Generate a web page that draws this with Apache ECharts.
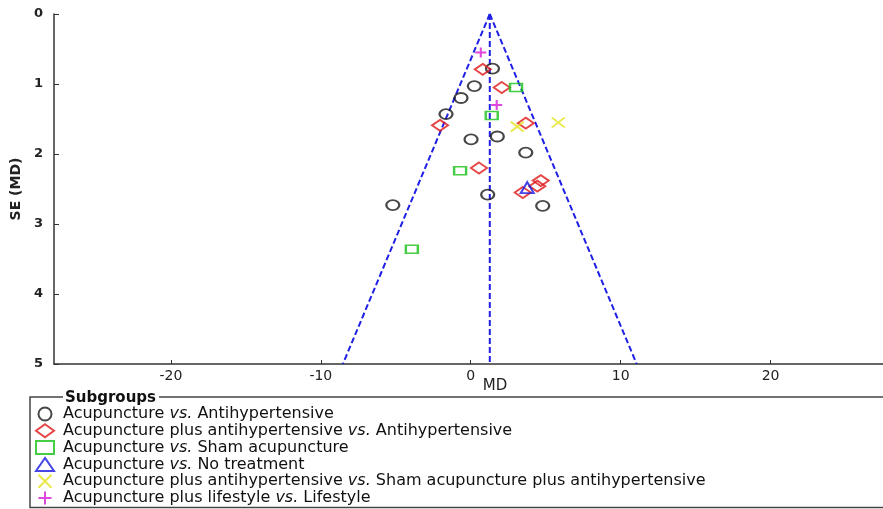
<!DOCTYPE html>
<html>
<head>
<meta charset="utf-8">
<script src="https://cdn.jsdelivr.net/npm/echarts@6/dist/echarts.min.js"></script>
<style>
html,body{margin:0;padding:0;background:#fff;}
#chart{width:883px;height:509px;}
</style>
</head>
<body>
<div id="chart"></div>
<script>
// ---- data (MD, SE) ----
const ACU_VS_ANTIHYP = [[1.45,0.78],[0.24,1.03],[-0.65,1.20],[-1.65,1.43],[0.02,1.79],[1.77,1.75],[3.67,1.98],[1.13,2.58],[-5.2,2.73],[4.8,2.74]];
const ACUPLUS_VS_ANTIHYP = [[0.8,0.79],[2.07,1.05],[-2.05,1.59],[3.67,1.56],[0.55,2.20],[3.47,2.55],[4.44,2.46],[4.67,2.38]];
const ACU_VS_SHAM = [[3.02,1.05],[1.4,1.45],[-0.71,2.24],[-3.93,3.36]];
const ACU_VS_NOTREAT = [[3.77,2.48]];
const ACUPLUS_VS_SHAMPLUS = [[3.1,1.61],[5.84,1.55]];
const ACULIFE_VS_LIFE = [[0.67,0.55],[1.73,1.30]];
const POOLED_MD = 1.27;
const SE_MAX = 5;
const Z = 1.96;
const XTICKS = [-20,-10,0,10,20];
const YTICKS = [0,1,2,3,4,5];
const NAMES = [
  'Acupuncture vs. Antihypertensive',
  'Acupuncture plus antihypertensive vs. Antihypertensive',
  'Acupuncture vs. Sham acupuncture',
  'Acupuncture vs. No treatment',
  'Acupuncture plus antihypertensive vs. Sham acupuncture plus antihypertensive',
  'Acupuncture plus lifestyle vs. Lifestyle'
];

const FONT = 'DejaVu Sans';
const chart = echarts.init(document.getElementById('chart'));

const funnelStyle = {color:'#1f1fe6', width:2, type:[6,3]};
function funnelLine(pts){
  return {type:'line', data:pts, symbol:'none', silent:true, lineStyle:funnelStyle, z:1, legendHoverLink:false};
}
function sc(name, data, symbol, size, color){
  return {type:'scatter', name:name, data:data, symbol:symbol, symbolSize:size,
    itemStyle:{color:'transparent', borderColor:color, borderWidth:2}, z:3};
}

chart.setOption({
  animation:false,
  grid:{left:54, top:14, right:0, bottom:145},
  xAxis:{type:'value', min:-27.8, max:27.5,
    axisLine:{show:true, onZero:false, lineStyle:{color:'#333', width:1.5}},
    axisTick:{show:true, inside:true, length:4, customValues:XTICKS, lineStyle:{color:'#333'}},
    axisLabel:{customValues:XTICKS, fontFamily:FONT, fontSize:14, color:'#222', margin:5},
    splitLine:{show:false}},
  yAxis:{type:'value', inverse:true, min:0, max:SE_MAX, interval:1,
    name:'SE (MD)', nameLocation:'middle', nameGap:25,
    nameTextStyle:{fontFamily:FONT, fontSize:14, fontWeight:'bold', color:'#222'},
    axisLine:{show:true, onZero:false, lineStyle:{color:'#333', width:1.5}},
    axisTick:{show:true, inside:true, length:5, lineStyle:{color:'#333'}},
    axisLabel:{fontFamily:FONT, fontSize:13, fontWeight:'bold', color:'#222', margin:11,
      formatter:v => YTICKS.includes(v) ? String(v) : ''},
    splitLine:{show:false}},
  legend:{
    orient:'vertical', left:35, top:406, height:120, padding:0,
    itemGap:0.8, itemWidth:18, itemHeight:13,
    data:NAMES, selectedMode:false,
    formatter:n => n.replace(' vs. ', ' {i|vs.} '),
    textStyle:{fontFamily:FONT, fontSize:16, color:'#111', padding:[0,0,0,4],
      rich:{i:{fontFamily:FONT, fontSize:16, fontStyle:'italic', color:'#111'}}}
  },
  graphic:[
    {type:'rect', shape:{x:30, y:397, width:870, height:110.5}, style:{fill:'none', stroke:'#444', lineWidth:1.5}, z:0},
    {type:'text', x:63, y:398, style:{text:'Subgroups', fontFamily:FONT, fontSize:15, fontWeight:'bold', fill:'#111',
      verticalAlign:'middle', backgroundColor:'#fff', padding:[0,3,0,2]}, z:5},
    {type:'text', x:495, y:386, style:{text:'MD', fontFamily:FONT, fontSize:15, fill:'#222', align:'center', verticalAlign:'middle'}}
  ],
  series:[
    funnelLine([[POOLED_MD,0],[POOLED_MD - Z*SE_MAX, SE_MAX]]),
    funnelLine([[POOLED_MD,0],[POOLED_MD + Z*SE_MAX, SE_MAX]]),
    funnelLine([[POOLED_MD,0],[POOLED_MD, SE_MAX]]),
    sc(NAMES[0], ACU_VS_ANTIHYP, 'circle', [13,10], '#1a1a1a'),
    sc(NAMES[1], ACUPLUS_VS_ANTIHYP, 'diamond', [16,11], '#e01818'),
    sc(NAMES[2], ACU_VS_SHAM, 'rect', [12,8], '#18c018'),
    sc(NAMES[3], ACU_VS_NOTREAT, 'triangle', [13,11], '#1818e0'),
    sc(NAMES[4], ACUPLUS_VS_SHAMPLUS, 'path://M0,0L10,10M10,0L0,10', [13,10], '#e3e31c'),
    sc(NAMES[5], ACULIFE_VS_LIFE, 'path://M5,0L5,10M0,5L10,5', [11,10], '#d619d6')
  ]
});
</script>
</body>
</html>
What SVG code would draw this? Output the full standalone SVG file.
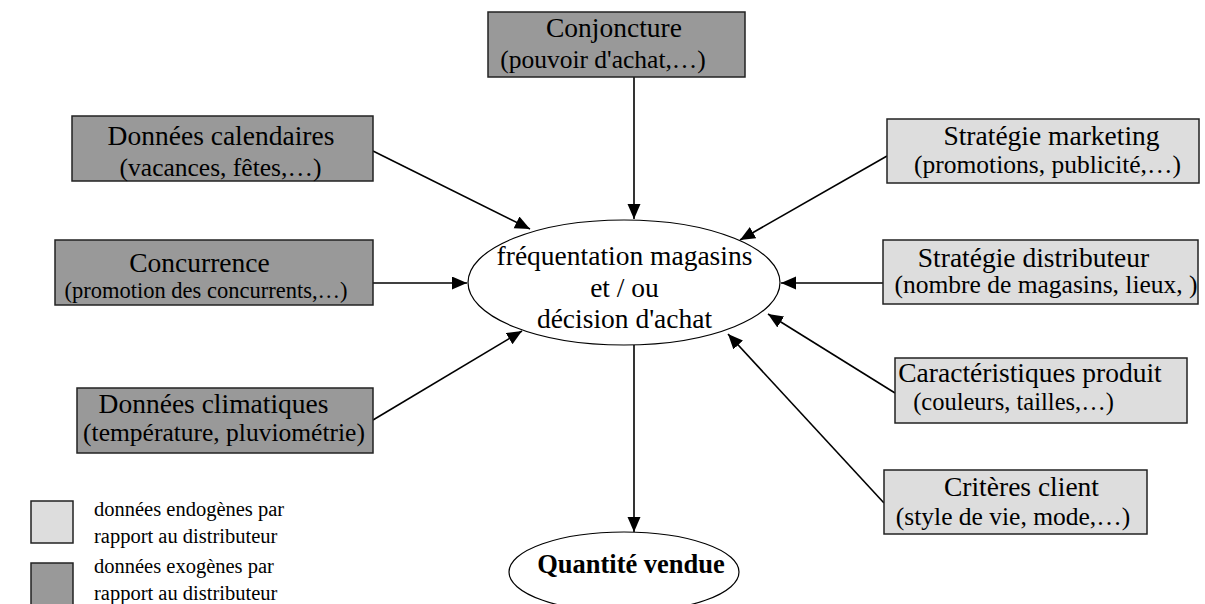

WRITTEN TASK:
Each entry above should be reproduced exactly, with the pictures removed.

FULL ANSWER:
Generate a web page that draws this with Apache ECharts.
<!DOCTYPE html>
<html>
<head>
<meta charset="utf-8">
<script src="https://cdn.jsdelivr.net/npm/echarts@6/dist/echarts.min.js"></script>
<style>
html,body{margin:0;padding:0;background:#fff;}
#chart{width:883px;height:509px;}
</style>
</head>
<body>
<div id="chart"></div>
<script>
// ---- data (MD, SE) ----
const ACU_VS_ANTIHYP = [[1.45,0.78],[0.24,1.03],[-0.65,1.20],[-1.65,1.43],[0.02,1.79],[1.77,1.75],[3.67,1.98],[1.13,2.58],[-5.2,2.73],[4.8,2.74]];
const ACUPLUS_VS_ANTIHYP = [[0.8,0.79],[2.07,1.05],[-2.05,1.59],[3.67,1.56],[0.55,2.20],[3.47,2.55],[4.44,2.46],[4.67,2.38]];
const ACU_VS_SHAM = [[3.02,1.05],[1.4,1.45],[-0.71,2.24],[-3.93,3.36]];
const ACU_VS_NOTREAT = [[3.77,2.48]];
const ACUPLUS_VS_SHAMPLUS = [[3.1,1.61],[5.84,1.55]];
const ACULIFE_VS_LIFE = [[0.67,0.55],[1.73,1.30]];
const POOLED_MD = 1.27;
const SE_MAX = 5;
const Z = 1.96;
const XTICKS = [-20,-10,0,10,20];
const YTICKS = [0,1,2,3,4,5];
const NAMES = [
  'Acupuncture vs. Antihypertensive',
  'Acupuncture plus antihypertensive vs. Antihypertensive',
  'Acupuncture vs. Sham acupuncture',
  'Acupuncture vs. No treatment',
  'Acupuncture plus antihypertensive vs. Sham acupuncture plus antihypertensive',
  'Acupuncture plus lifestyle vs. Lifestyle'
];

const FONT = 'DejaVu Sans';
const chart = echarts.init(document.getElementById('chart'));

const funnelStyle = {color:'#1f1fe6', width:2, type:[6,3]};
function funnelLine(pts){
  return {type:'line', data:pts, symbol:'none', silent:true, lineStyle:funnelStyle, z:1, legendHoverLink:false};
}
function sc(name, data, symbol, size, color){
  return {type:'scatter', name:name, data:data, symbol:symbol, symbolSize:size,
    itemStyle:{color:'transparent', borderColor:color, borderWidth:2}, z:3};
}

chart.setOption({
  animation:false,
  grid:{left:54, top:14, right:0, bottom:145},
  xAxis:{type:'value', min:-27.8, max:27.5,
    axisLine:{show:true, onZero:false, lineStyle:{color:'#333', width:1.5}},
    axisTick:{show:true, inside:true, length:4, customValues:XTICKS, lineStyle:{color:'#333'}},
    axisLabel:{customValues:XTICKS, fontFamily:FONT, fontSize:14, color:'#222', margin:5},
    splitLine:{show:false}},
  yAxis:{type:'value', inverse:true, min:0, max:SE_MAX, interval:1,
    name:'SE (MD)', nameLocation:'middle', nameGap:25,
    nameTextStyle:{fontFamily:FONT, fontSize:14, fontWeight:'bold', color:'#222'},
    axisLine:{show:true, onZero:false, lineStyle:{color:'#333', width:1.5}},
    axisTick:{show:true, inside:true, length:5, lineStyle:{color:'#333'}},
    axisLabel:{fontFamily:FONT, fontSize:13, fontWeight:'bold', color:'#222', margin:11,
      formatter:v => YTICKS.includes(v) ? String(v) : ''},
    splitLine:{show:false}},
  legend:{
    orient:'vertical', left:35, top:406, height:120, padding:0,
    itemGap:0.8, itemWidth:18, itemHeight:13,
    data:NAMES, selectedMode:false,
    formatter:n => n.replace(' vs. ', ' {i|vs.} '),
    textStyle:{fontFamily:FONT, fontSize:16, color:'#111', padding:[0,0,0,4],
      rich:{i:{fontFamily:FONT, fontSize:16, fontStyle:'italic', color:'#111'}}}
  },
  graphic:[
    {type:'rect', shape:{x:30, y:397, width:870, height:110.5}, style:{fill:'none', stroke:'#444', lineWidth:1.5}, z:0},
    {type:'text', x:63, y:398, style:{text:'Subgroups', fontFamily:FONT, fontSize:15, fontWeight:'bold', fill:'#111',
      verticalAlign:'middle', backgroundColor:'#fff', padding:[0,3,0,2]}, z:5},
    {type:'text', x:495, y:386, style:{text:'MD', fontFamily:FONT, fontSize:15, fill:'#222', align:'center', verticalAlign:'middle'}}
  ],
  series:[
    funnelLine([[POOLED_MD,0],[POOLED_MD - Z*SE_MAX, SE_MAX]]),
    funnelLine([[POOLED_MD,0],[POOLED_MD + Z*SE_MAX, SE_MAX]]),
    funnelLine([[POOLED_MD,0],[POOLED_MD, SE_MAX]]),
    sc(NAMES[0], ACU_VS_ANTIHYP, 'circle', [13,10], '#1a1a1a'),
    sc(NAMES[1], ACUPLUS_VS_ANTIHYP, 'diamond', [16,11], '#e01818'),
    sc(NAMES[2], ACU_VS_SHAM, 'rect', [12,8], '#18c018'),
    sc(NAMES[3], ACU_VS_NOTREAT, 'triangle', [13,11], '#1818e0'),
    sc(NAMES[4], ACUPLUS_VS_SHAMPLUS, 'path://M0,0L10,10M10,0L0,10', [13,10], '#e3e31c'),
    sc(NAMES[5], ACULIFE_VS_LIFE, 'path://M5,0L5,10M0,5L10,5', [11,10], '#d619d6')
  ]
});
</script>
</body>
</html>
What SVG code would draw this? Output the full standalone SVG file.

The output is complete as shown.